By now Gardiner’s sympathies to Rome pushed him out of Henry’s favor (something that happens often) and thus made Cramner, without being a bishop, the leading candidate for the role of Archbishop of Canterbury. He was the first protestant one. Thus, after the annulment is rejected by Pope Clement VII in 1533, Cranmer convenes a court at Dunstable and declares the original marriage void while pronouncing the marriage to Anne Boleyn, the king’s now pregnant mistress. Throughout the rest of Henry’s reign, Cranmer was a reliable and loyal arm to the throne even as his views shifted farther from the traditional-minded Protestants, whom King Henry VIII favored as the late stages of his administration began experiencing the chaotic consequences of his religious revolution. There were many in the Northern regions that still swayed Catholic, and within the budding protestant faith, there were schisms over Christ’s role in the Eucharist (transubstantiation) and the policy of compulsory celibacy among the clergy.

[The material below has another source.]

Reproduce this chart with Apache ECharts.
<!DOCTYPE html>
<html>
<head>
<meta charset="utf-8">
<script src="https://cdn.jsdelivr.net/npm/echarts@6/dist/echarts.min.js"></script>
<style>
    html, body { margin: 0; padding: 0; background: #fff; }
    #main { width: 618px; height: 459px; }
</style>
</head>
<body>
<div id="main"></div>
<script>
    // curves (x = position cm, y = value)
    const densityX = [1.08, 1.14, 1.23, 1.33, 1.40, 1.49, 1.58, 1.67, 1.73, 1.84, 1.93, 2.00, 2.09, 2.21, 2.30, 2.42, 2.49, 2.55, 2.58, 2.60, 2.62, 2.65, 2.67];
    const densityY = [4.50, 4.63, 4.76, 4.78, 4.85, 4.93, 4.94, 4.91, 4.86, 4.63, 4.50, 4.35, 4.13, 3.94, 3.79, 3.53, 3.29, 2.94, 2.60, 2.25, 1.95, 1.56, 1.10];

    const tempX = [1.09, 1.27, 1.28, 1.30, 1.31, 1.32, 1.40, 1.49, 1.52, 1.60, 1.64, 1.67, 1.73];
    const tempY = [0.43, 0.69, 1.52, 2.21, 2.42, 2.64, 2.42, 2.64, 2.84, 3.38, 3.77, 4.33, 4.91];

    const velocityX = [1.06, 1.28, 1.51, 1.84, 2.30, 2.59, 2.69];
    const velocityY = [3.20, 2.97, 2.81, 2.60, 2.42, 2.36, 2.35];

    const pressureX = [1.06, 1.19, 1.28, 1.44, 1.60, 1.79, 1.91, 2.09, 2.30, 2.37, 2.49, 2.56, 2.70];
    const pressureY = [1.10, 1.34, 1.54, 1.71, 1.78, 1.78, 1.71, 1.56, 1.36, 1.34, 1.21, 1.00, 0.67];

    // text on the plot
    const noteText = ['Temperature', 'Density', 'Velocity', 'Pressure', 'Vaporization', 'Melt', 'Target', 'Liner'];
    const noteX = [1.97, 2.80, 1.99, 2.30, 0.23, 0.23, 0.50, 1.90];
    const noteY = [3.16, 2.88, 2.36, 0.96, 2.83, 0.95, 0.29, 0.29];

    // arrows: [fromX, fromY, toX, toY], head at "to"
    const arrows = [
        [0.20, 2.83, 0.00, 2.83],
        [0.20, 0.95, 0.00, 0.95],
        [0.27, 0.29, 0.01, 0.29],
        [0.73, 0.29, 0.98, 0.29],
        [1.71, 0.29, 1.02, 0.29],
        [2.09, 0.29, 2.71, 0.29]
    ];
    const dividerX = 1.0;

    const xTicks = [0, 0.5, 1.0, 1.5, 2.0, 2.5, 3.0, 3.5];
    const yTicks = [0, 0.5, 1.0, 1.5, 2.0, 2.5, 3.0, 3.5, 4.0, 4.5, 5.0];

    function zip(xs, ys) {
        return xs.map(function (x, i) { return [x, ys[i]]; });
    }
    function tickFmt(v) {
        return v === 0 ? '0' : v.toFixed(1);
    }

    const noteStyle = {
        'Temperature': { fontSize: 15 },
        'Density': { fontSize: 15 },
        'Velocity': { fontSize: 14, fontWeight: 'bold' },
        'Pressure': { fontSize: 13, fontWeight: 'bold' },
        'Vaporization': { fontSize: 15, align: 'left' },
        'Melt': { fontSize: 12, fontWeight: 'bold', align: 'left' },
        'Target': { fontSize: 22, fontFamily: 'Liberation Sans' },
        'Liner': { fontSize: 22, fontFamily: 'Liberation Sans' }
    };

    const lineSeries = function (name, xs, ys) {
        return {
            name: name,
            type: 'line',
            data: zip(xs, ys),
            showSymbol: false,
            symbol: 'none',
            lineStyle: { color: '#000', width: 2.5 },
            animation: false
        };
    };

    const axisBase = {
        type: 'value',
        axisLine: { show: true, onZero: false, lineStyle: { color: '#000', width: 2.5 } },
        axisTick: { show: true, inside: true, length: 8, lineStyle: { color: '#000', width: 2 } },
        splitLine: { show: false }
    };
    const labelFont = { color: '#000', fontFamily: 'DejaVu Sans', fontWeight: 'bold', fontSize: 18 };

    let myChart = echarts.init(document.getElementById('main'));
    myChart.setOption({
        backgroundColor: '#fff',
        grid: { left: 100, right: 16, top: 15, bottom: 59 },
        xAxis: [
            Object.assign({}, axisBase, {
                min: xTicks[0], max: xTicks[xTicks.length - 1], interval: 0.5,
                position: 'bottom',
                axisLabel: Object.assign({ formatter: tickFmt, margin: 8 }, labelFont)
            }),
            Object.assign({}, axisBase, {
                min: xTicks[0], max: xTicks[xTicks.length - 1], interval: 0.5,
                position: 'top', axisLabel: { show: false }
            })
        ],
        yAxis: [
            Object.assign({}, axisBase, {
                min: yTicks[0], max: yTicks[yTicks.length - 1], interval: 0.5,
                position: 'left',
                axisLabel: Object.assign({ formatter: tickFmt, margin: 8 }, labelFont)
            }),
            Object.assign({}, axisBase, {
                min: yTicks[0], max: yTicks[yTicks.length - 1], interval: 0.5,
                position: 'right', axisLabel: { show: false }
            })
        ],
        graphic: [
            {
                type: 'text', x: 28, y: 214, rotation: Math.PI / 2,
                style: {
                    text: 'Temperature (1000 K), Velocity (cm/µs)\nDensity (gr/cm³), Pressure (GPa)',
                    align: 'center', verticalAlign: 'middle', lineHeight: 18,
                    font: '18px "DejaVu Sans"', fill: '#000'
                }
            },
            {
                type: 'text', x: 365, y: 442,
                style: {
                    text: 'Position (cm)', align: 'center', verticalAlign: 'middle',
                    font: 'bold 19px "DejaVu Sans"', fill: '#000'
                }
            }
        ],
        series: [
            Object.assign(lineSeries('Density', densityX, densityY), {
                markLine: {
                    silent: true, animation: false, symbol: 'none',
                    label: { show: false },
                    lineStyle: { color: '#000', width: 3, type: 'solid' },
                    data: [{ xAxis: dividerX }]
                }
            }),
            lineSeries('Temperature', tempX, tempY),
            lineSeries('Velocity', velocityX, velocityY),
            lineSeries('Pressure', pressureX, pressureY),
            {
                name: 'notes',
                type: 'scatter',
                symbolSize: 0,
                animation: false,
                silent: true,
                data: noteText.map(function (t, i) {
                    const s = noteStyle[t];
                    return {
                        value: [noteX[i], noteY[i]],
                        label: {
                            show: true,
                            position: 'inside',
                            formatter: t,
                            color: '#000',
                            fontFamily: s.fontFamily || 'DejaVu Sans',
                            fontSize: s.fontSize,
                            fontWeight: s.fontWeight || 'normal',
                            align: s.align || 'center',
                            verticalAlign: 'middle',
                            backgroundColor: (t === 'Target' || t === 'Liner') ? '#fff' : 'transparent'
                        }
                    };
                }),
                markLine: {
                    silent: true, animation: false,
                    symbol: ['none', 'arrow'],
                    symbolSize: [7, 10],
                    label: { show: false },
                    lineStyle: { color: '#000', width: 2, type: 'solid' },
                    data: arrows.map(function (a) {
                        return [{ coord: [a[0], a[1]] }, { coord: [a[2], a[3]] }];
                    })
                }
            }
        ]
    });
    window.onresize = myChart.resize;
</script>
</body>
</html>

Cranmer turned against transubstantiation and publicly wrote about it which potentially put him in the crosshairs of Henry in the late 1830s with the Act of Six Articles, which codified into law the more traditional leanings. Still, Henry protected Cranmer until his death. Cranmer also held a unique ability to disagree with Henry and not be imprisoned for it. However, Henry had one son (Edward VI), and though his premature reign saw advances in the Church of England as Cranmer wrote prayer books and defined church dogma in the 1540s and early 1550s, his rule was shortlived and followed by a volatile backlash.
Queen Mary I is known to history as “Bloody Mary” for her morbid crackdown on Protestantism. Unfortunately, she probably pushed her personal traumas from being the daughter of Henry’s first wife onto her policy and populace. Cramner would be imprisoned and then put into comfortable entrapments only to be mentally tortured and made to publically renounce his writings, especially on transubstantiation. Though, Mary’s radicalized and off-the-rails court couldn’t hold back their blood lust and thus burned Cramner at the stake despite making the foremost intellectual of the Church of England publically defame himself in writing. Knowing this, Cranmer essentially said “fuck it” and renouncing his previous forced renunciations to the surprise of the Queen’s court and then went to die. This gave life to protestants hiding in fear and made a martyr out of this enigmatic, and often-disputed, Archbishop of Canterbury.
Religion is like Energy it's not created and it doesn’t die, it just moves on.
The larger Protestant Reformation sent shockwaves through a centuries-old Catholic establishment throughout Europe. It coincided with a budding era of monarchal consolidation and the beginnings of national entities defined by secular motivations. However, religion always exists in the background and the fragmentation of religious ideology would not only continue after the life of Thomas Cranmer but become an incubator for a civil war in England and induce further migration to a new world as people saw to recreate societies out of this religious fervor.
Here, in America, we see a lot of people claim to be Christian nationalists and even argue the framers of the American Constitution did not have the separation of church and state in mind. Ironically, here in Maryland, the old colonial city of St. Mary’’s is a living history area and the separation between church and state is seen in the blueprints of the town. The church and the statehouse were built on opposite sides of the town connected by a road to symbolize the two’s distinct and separate spheres. After all, this place is considered to be the birthplace of religious freedom in the United States as it was inhabited by protestants and Catholics, who could practice their traditions and coexist. The colony was settled in the 1630s.
It’s helpful to remember that religion can influence people the best versions of themselves, but can also be co-opted to produce ideological and sycophantic demons working towards power and not morality. We have this issue in America, where religious leaders will demagogue a populace into a violent anti-intellectual froth (and often adding a white supremacist dimension depending on the church) while using their donations to build mansions and water parks. This religious demagoguery is seen in all churches though, especially in Black churches.
We can avoid the fate of Europe during its religious wars, and realize thats one of the reasons America happened in the first place. We can use religion to bring people together and not divide them. Sunday shouldn’t be the most segregated day in America, and we can also acknowledge openly that Christian nationalist energy is the most anti-Christian energy.